Thanks in advance, FZ

1
Try according the Snakemake Tutorial step-2-generalizing-the-read-mapping-rulestovfl
@stovfl thanks for your response. I have tried using the same wildcard for input and output, but when I call rule all, it cannot determine the wildcard. Error output shown below: $ snakemake all Building DAG of jobs... WildcardError in line 174 of /c3se/NOBACKUP/groups/c3-c3se605-17-8/projects_francisco/binning/snakemake-concot/Snakefile: Wildcards in input files cannot be determined from output files: species I will modify my original post to reflect the changes and add rule all.Francisco Zorrilla
The tutorial dosn't use dynamic? Strip down your testcase to only rule carveme:. In this rule remove all from shell, except the two echo {...}. Try and add line by line. You are using relative filepath and do cd ..., this is contradict. Second you are defining output but don't us it?stovfl
True, the tutorial does not use dynamic. This was recommended to me by another user. I was trying to strip down my testcase to only the carveme rule, but the problem is that it has wildcards in its input and output, which means that it cannot be my target rule. Also true that I am not using the output of the carveme rule, but from what I understand, I need to specify it so that rule all knows where to find it!
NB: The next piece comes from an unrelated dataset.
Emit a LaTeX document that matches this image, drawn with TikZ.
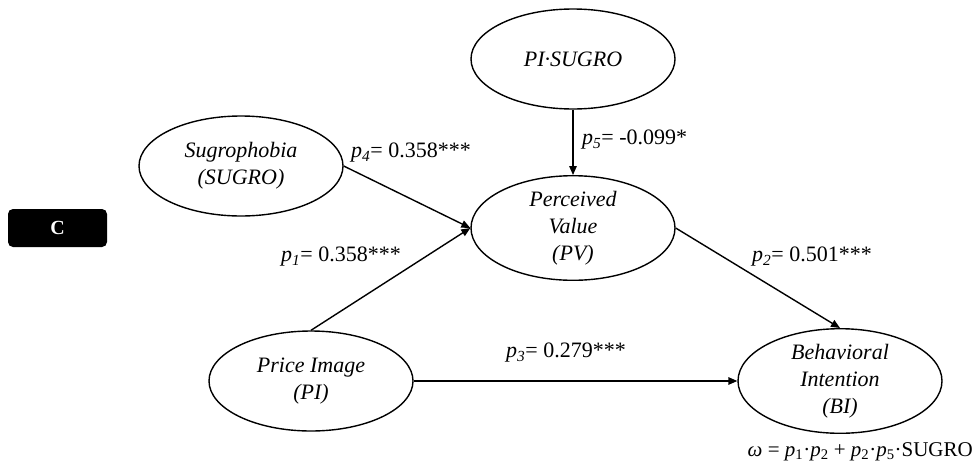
\documentclass[tikz,border=0pt]{standalone}
\usepackage{fontspec}
\setmainfont{Liberation Serif}
\usetikzlibrary{arrows.meta,shapes.geometric}

\newcommand{\pv}[1]{\textit{p}\textsubscript{\textit{#1}}}

\begin{document}
\begin{tikzpicture}[x=1pt,y=-1pt,
  construct/.style={draw, line width=1.4pt, ellipse, inner sep=0pt,
    minimum width=204pt, minimum height=100pt, align=center,
    font=\fontsize{22}{27}\selectfont\itshape},
  path/.style={line width=1.4pt, -{Triangle[length=9pt,width=7.5pt]}},
  coef/.style={anchor=west, inner sep=0pt, font=\fontsize{22}{26}\selectfont}]
\useasboundingbox (0,0) rectangle (976,474);

% panel tag
\node[fill=black, rounded corners=5pt, minimum width=99pt, minimum height=38pt,
      inner sep=0pt, text=white, font=\fontsize{20}{22}\selectfont\bfseries]
      (tag) at (57.5,228) {C};

% constructs
\node[construct] (int)   at (573,59)  {PI·SUGRO};
\node[construct] (sugro) at (241,166) {Sugrophobia\\(SUGRO)};
\node[construct] (pv)    at (573,228) {Perceived\\Value\\(PV)};
\node[construct] (pi)    at (311,381) {Price Image\\(PI)};
\node[construct] (bi)    at (840,381) {Behavioral\\Intention\\(BI)};

% paths
\draw[path] (int.south) -- (pv.north);
\draw[path] (sugro.east) -- (pv.west);
\draw[path] (pi.north) -- (pv.west);
\draw[path] (pv.east) -- (bi.north);
\draw[path] (pi.east) -- (bi.west);

% coefficients
\node[coef] (c4) at (351,153) {\pv{4}= 0.358***};
\node[coef] (c1) at (281,257) {\pv{1}= 0.358***};
\node[coef] (c5) at (582,140) {\pv{5}= -0.099*};
\node[coef] (c2) at (752,257) {\pv{2}= 0.501***};
\node[coef] (c3) at (506,353) {\pv{3}= 0.279***};

% indirect effect
\node[anchor=east, inner sep=0pt, font=\fontsize{21}{24}\selectfont] (omega) at (973,452)
  {\textit{ω} = \textit{p}\textsubscript{1}·\textit{p}\textsubscript{2} + \textit{p}\textsubscript{2}·\textit{p}\textsubscript{5}·SUGRO};
\end{tikzpicture}
\end{document}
Could you expand on the relative filepath comment? How does it contradict? Thanks for the help!Francisco Zorrilla
"the relative filepath comment":With cd ... you change the root directory. This could lead to, that the realtive filepath carvemeOut/ is not reachable. It's a guess, as I don' t know how {config[carveme_params][dir]} expands to.stovfl

1 Answers

1
votes

You want to have dynamic in your rule all and the rule where the dynamic output is created but not in your last output.

Here is a working example. Given an input file of species as an example species_example.txt:

SpeciesA
SpeciesB
SpeciesC
SpeciesD

The following Snakefile will produce dynamically 4 output files

#Snakefile
rule all:
input: 
    dynamic("carvemeOut/{species}.xml"),

rule speciesProt:
    input: "species_example.txt"
    output: dynamic("carvemeOut/{species}.txt")
shell:  
    """
    awk '{{gsub(/\\r/,"",$1);print  > "carvemeOut/"$1".txt";}}' {input}
    """


rule carveme:
    input: "carvemeOut/{species}.txt"
    output: "carvemeOut/{species}.xml"
    shell: "cat {input} > {output}"

Dynamic has a lot of restrictions currently in Snakemake (only one dynamic wildcard allowed see Francisco's comment below, no mixing of non-dynamic and dynamic outputs in the same rule) hence I avoid it if possible. For example, instead of making this example dynamic I would have used a pyhton function to produces a list of possible species names before any rule is ran and use that to expand the wildcards in rule all. Are you sure you need dynamic output?

Also, you should avoid writing such long shell portions directly in the Snakefile and use either external scripts or break that shell command into multiple rules.